[Charts and diagrams as code]
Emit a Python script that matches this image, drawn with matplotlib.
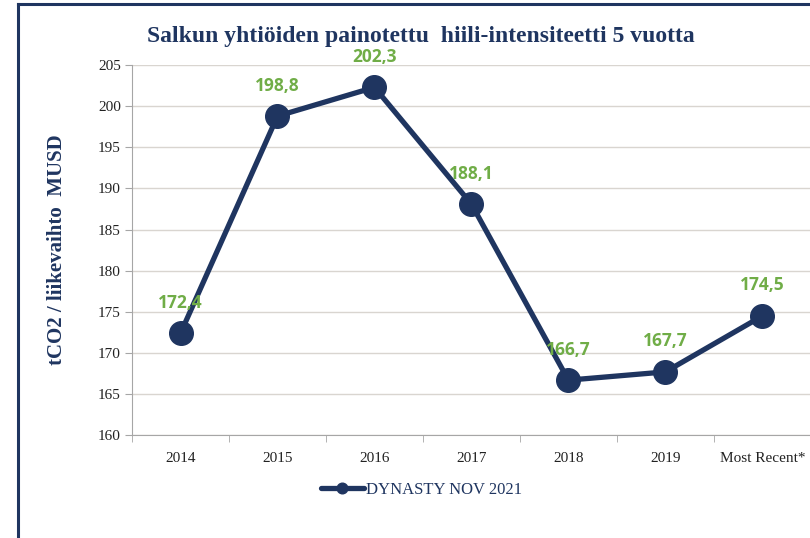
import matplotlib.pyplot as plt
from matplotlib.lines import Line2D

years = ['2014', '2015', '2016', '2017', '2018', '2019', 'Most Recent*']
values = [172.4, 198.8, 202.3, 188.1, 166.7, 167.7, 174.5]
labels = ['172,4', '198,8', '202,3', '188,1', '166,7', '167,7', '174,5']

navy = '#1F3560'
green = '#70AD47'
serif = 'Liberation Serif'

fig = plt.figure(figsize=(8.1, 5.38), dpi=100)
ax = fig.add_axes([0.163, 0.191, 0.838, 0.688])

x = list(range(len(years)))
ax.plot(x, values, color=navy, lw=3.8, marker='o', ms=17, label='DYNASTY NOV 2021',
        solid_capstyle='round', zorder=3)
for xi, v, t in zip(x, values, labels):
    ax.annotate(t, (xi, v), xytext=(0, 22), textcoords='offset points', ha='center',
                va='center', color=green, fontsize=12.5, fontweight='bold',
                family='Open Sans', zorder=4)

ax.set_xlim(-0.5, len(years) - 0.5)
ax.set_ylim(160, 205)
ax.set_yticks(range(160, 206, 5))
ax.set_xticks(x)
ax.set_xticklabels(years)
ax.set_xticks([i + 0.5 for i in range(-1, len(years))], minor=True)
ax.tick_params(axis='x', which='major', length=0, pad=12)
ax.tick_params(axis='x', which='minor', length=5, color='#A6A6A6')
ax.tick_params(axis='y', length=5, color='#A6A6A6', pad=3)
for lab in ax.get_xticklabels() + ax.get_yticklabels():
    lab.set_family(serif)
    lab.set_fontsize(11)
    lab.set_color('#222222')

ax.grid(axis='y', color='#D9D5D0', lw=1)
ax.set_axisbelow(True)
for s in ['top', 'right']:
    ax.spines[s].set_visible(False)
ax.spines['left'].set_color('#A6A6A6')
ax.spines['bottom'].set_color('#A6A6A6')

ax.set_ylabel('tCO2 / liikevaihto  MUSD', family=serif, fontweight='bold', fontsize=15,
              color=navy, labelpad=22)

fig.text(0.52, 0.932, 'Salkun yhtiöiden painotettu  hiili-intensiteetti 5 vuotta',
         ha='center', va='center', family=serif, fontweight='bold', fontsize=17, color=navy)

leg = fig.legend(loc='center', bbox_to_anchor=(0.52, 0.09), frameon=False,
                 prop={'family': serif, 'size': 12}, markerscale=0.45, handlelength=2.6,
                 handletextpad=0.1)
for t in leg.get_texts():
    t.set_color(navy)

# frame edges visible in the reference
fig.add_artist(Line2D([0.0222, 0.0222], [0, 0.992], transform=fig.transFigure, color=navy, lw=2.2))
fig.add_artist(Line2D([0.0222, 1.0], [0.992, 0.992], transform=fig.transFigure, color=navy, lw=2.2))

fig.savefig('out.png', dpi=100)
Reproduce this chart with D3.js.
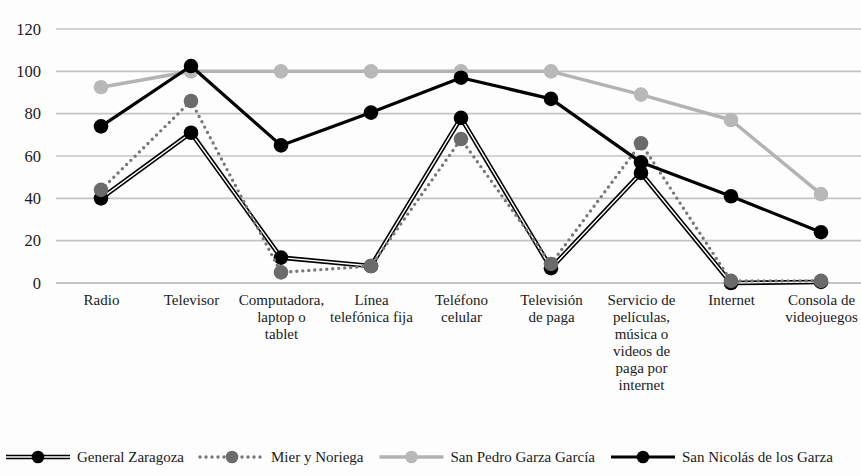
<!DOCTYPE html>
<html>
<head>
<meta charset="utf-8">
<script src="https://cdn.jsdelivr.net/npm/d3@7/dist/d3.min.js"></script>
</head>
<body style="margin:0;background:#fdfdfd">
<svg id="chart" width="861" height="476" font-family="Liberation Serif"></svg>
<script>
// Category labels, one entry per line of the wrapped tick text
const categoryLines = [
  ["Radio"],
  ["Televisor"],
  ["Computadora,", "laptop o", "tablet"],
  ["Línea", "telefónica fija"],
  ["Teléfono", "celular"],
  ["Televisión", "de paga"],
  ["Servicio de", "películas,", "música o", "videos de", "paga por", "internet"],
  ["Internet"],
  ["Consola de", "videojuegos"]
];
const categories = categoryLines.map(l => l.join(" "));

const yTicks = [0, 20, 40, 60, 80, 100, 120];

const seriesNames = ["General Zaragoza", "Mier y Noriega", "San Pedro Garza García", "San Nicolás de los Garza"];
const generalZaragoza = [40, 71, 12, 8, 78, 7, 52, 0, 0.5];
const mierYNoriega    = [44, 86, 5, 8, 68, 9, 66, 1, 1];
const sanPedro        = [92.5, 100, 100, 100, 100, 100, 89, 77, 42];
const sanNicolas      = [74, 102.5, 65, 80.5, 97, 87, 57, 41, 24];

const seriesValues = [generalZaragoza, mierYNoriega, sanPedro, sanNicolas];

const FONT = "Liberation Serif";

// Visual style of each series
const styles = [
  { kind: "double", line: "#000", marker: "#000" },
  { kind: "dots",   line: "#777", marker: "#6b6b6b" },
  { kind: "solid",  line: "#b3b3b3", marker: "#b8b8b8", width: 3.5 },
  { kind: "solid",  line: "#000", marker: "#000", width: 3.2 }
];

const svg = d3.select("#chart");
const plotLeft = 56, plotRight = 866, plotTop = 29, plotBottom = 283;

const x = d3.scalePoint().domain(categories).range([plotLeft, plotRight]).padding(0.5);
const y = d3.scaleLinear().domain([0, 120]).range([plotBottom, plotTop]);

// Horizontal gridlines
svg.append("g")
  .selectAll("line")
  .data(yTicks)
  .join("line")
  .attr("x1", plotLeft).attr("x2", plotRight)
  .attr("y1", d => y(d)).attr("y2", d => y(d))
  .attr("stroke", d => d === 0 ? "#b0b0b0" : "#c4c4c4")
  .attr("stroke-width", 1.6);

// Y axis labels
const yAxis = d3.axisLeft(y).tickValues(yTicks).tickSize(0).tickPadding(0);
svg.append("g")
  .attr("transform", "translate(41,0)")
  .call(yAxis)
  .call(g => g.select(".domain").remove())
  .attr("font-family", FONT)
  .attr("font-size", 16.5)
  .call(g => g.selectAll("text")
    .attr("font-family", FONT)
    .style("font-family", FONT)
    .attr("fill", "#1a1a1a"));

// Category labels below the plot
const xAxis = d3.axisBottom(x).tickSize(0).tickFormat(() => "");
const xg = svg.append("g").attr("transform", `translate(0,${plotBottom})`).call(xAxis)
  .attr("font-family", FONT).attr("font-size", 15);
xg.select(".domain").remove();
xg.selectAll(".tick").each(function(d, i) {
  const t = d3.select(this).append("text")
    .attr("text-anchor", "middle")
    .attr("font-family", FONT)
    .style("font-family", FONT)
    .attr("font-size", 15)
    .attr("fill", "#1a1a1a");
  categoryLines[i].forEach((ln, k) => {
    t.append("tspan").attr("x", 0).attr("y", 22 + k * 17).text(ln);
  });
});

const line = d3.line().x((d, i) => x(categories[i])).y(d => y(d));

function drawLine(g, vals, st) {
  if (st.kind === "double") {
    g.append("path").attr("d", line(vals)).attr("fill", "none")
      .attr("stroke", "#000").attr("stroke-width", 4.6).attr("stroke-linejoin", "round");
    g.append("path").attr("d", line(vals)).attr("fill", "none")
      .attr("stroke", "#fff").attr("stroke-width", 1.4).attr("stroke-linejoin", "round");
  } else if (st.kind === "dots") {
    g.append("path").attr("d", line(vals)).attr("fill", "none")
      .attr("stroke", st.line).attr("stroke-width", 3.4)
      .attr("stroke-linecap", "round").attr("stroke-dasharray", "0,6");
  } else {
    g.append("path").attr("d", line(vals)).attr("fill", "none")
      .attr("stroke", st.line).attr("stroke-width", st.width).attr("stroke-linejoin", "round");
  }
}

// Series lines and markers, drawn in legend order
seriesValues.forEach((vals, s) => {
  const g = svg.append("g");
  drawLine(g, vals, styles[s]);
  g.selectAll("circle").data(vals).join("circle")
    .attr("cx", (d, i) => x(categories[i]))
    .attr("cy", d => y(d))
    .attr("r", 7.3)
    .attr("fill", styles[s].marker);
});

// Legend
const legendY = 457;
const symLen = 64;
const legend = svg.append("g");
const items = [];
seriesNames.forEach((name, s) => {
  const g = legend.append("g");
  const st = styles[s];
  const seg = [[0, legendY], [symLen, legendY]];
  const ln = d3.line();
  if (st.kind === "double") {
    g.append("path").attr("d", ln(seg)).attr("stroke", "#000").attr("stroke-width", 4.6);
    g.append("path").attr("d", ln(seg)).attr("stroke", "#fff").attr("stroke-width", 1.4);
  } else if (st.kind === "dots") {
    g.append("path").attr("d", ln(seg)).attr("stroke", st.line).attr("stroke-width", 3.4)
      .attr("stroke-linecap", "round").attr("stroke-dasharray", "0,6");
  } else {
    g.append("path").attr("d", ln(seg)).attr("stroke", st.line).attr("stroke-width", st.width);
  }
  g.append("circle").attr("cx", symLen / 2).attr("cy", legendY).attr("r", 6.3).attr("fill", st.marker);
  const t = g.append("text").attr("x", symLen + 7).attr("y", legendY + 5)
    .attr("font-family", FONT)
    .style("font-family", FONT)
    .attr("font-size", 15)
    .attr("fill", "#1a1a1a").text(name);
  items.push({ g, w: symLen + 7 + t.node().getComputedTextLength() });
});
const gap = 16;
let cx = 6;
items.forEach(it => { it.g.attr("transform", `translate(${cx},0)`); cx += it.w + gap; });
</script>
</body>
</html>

## Task directions
Lines that hold "this" are the ones to copy; find all of them.

## Completed task
Emit a Python script that matches this image, drawn with matplotlib.
Reproduce this chart with D3.js.
  const t = d3.select(this).append("text")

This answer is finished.